## GIVEN PROBLEM
Return each line of the records with nothing changed, pictures excepted.

[DATA TO USE start]

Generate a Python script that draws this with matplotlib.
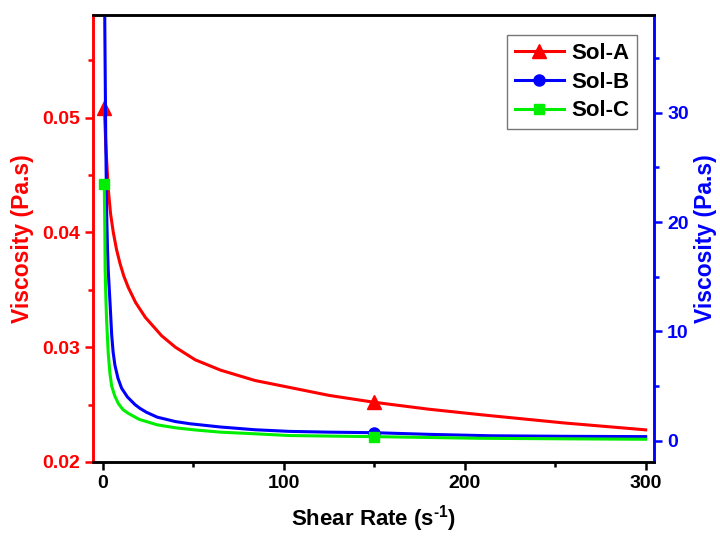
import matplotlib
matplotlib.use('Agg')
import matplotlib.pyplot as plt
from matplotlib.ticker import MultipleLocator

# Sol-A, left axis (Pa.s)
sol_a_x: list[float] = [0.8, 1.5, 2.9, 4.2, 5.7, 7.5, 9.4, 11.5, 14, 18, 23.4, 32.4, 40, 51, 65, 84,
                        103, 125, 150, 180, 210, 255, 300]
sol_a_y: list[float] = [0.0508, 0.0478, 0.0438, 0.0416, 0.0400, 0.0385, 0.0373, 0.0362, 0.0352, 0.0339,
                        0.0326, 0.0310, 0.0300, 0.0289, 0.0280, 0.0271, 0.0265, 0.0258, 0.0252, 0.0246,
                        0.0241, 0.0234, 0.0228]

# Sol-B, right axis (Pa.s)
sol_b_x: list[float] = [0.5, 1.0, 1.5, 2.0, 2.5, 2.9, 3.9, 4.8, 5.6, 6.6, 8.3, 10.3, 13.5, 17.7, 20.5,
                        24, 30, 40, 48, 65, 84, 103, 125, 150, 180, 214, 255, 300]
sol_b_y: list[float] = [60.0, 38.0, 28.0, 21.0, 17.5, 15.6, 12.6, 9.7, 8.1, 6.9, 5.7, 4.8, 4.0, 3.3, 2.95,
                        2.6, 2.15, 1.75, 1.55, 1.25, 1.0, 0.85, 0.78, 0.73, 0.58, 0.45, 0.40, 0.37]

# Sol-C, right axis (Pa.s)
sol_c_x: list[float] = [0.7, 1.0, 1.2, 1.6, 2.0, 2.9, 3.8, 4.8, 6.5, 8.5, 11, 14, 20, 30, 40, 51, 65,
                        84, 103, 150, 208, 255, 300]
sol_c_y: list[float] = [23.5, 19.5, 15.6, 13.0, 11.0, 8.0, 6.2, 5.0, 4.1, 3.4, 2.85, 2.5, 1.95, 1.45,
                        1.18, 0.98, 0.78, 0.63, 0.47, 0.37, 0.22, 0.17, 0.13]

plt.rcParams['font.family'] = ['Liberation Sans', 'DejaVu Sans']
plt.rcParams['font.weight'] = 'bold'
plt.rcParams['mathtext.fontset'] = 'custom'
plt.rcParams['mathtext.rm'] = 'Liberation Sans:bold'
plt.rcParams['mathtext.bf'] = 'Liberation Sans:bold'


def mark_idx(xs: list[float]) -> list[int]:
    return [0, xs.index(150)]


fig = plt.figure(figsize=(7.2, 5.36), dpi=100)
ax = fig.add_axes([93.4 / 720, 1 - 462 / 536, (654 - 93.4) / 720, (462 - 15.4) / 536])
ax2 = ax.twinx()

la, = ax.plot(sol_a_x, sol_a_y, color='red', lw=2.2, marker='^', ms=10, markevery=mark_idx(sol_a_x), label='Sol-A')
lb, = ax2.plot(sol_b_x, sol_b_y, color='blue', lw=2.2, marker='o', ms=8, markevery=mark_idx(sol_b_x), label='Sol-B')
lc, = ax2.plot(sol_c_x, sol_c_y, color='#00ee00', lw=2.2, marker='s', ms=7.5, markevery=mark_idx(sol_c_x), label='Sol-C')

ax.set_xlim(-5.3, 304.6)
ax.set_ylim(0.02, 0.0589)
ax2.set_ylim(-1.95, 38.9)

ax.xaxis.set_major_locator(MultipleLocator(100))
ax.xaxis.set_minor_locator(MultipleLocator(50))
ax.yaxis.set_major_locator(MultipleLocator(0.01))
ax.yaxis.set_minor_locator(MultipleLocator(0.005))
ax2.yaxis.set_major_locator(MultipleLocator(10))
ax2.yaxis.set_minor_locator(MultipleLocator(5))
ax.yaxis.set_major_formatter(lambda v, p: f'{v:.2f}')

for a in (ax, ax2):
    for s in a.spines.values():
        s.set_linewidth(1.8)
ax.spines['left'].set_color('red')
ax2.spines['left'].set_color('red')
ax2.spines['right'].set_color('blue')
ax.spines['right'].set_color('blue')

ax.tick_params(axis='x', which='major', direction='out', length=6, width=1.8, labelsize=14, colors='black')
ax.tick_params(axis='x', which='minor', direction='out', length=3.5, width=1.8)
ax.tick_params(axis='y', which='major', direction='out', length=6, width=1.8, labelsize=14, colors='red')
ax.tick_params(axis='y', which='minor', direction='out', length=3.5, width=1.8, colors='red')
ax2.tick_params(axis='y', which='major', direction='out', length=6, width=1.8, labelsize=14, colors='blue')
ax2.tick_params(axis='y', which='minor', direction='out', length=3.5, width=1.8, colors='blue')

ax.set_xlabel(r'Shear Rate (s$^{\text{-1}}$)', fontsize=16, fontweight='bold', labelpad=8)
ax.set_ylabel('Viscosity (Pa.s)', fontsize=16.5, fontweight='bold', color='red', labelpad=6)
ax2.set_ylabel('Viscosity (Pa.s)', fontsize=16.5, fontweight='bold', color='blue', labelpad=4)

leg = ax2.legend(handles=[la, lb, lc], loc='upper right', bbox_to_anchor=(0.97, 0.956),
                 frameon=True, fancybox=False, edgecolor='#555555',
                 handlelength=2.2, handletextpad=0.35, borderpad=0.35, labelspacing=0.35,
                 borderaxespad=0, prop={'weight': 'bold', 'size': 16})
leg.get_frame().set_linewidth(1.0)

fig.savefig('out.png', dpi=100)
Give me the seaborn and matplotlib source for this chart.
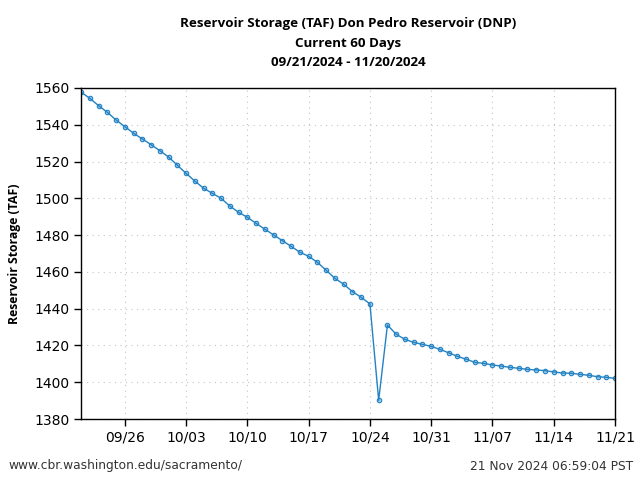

[DATA TO USE end]

## THE COMPLETED TASK
Generate a Python script that draws this with matplotlib.
import matplotlib
matplotlib.use('Agg')
import matplotlib.pyplot as plt
from matplotlib.ticker import MultipleLocator

# Sol-A, left axis (Pa.s)
sol_a_x: list[float] = [0.8, 1.5, 2.9, 4.2, 5.7, 7.5, 9.4, 11.5, 14, 18, 23.4, 32.4, 40, 51, 65, 84,
                        103, 125, 150, 180, 210, 255, 300]
sol_a_y: list[float] = [0.0508, 0.0478, 0.0438, 0.0416, 0.0400, 0.0385, 0.0373, 0.0362, 0.0352, 0.0339,
                        0.0326, 0.0310, 0.0300, 0.0289, 0.0280, 0.0271, 0.0265, 0.0258, 0.0252, 0.0246,
                        0.0241, 0.0234, 0.0228]

# Sol-B, right axis (Pa.s)
sol_b_x: list[float] = [0.5, 1.0, 1.5, 2.0, 2.5, 2.9, 3.9, 4.8, 5.6, 6.6, 8.3, 10.3, 13.5, 17.7, 20.5,
                        24, 30, 40, 48, 65, 84, 103, 125, 150, 180, 214, 255, 300]
sol_b_y: list[float] = [60.0, 38.0, 28.0, 21.0, 17.5, 15.6, 12.6, 9.7, 8.1, 6.9, 5.7, 4.8, 4.0, 3.3, 2.95,
                        2.6, 2.15, 1.75, 1.55, 1.25, 1.0, 0.85, 0.78, 0.73, 0.58, 0.45, 0.40, 0.37]

# Sol-C, right axis (Pa.s)
sol_c_x: list[float] = [0.7, 1.0, 1.2, 1.6, 2.0, 2.9, 3.8, 4.8, 6.5, 8.5, 11, 14, 20, 30, 40, 51, 65,
                        84, 103, 150, 208, 255, 300]
sol_c_y: list[float] = [23.5, 19.5, 15.6, 13.0, 11.0, 8.0, 6.2, 5.0, 4.1, 3.4, 2.85, 2.5, 1.95, 1.45,
                        1.18, 0.98, 0.78, 0.63, 0.47, 0.37, 0.22, 0.17, 0.13]

plt.rcParams['font.family'] = ['Liberation Sans', 'DejaVu Sans']
plt.rcParams['font.weight'] = 'bold'
plt.rcParams['mathtext.fontset'] = 'custom'
plt.rcParams['mathtext.rm'] = 'Liberation Sans:bold'
plt.rcParams['mathtext.bf'] = 'Liberation Sans:bold'


def mark_idx(xs: list[float]) -> list[int]:
    return [0, xs.index(150)]


fig = plt.figure(figsize=(7.2, 5.36), dpi=100)
ax = fig.add_axes([93.4 / 720, 1 - 462 / 536, (654 - 93.4) / 720, (462 - 15.4) / 536])
ax2 = ax.twinx()

la, = ax.plot(sol_a_x, sol_a_y, color='red', lw=2.2, marker='^', ms=10, markevery=mark_idx(sol_a_x), label='Sol-A')
lb, = ax2.plot(sol_b_x, sol_b_y, color='blue', lw=2.2, marker='o', ms=8, markevery=mark_idx(sol_b_x), label='Sol-B')
lc, = ax2.plot(sol_c_x, sol_c_y, color='#00ee00', lw=2.2, marker='s', ms=7.5, markevery=mark_idx(sol_c_x), label='Sol-C')

ax.set_xlim(-5.3, 304.6)
ax.set_ylim(0.02, 0.0589)
ax2.set_ylim(-1.95, 38.9)

ax.xaxis.set_major_locator(MultipleLocator(100))
ax.xaxis.set_minor_locator(MultipleLocator(50))
ax.yaxis.set_major_locator(MultipleLocator(0.01))
ax.yaxis.set_minor_locator(MultipleLocator(0.005))
ax2.yaxis.set_major_locator(MultipleLocator(10))
ax2.yaxis.set_minor_locator(MultipleLocator(5))
ax.yaxis.set_major_formatter(lambda v, p: f'{v:.2f}')

for a in (ax, ax2):
    for s in a.spines.values():
        s.set_linewidth(1.8)
ax.spines['left'].set_color('red')
ax2.spines['left'].set_color('red')
ax2.spines['right'].set_color('blue')
ax.spines['right'].set_color('blue')

ax.tick_params(axis='x', which='major', direction='out', length=6, width=1.8, labelsize=14, colors='black')
ax.tick_params(axis='x', which='minor', direction='out', length=3.5, width=1.8)
ax.tick_params(axis='y', which='major', direction='out', length=6, width=1.8, labelsize=14, colors='red')
ax.tick_params(axis='y', which='minor', direction='out', length=3.5, width=1.8, colors='red')
ax2.tick_params(axis='y', which='major', direction='out', length=6, width=1.8, labelsize=14, colors='blue')
ax2.tick_params(axis='y', which='minor', direction='out', length=3.5, width=1.8, colors='blue')

ax.set_xlabel(r'Shear Rate (s$^{\text{-1}}$)', fontsize=16, fontweight='bold', labelpad=8)
ax.set_ylabel('Viscosity (Pa.s)', fontsize=16.5, fontweight='bold', color='red', labelpad=6)
ax2.set_ylabel('Viscosity (Pa.s)', fontsize=16.5, fontweight='bold', color='blue', labelpad=4)

leg = ax2.legend(handles=[la, lb, lc], loc='upper right', bbox_to_anchor=(0.97, 0.956),
                 frameon=True, fancybox=False, edgecolor='#555555',
                 handlelength=2.2, handletextpad=0.35, borderpad=0.35, labelspacing=0.35,
                 borderaxespad=0, prop={'weight': 'bold', 'size': 16})
leg.get_frame().set_linewidth(1.0)

fig.savefig('out.png', dpi=100)
Give me the seaborn and matplotlib source for this chart.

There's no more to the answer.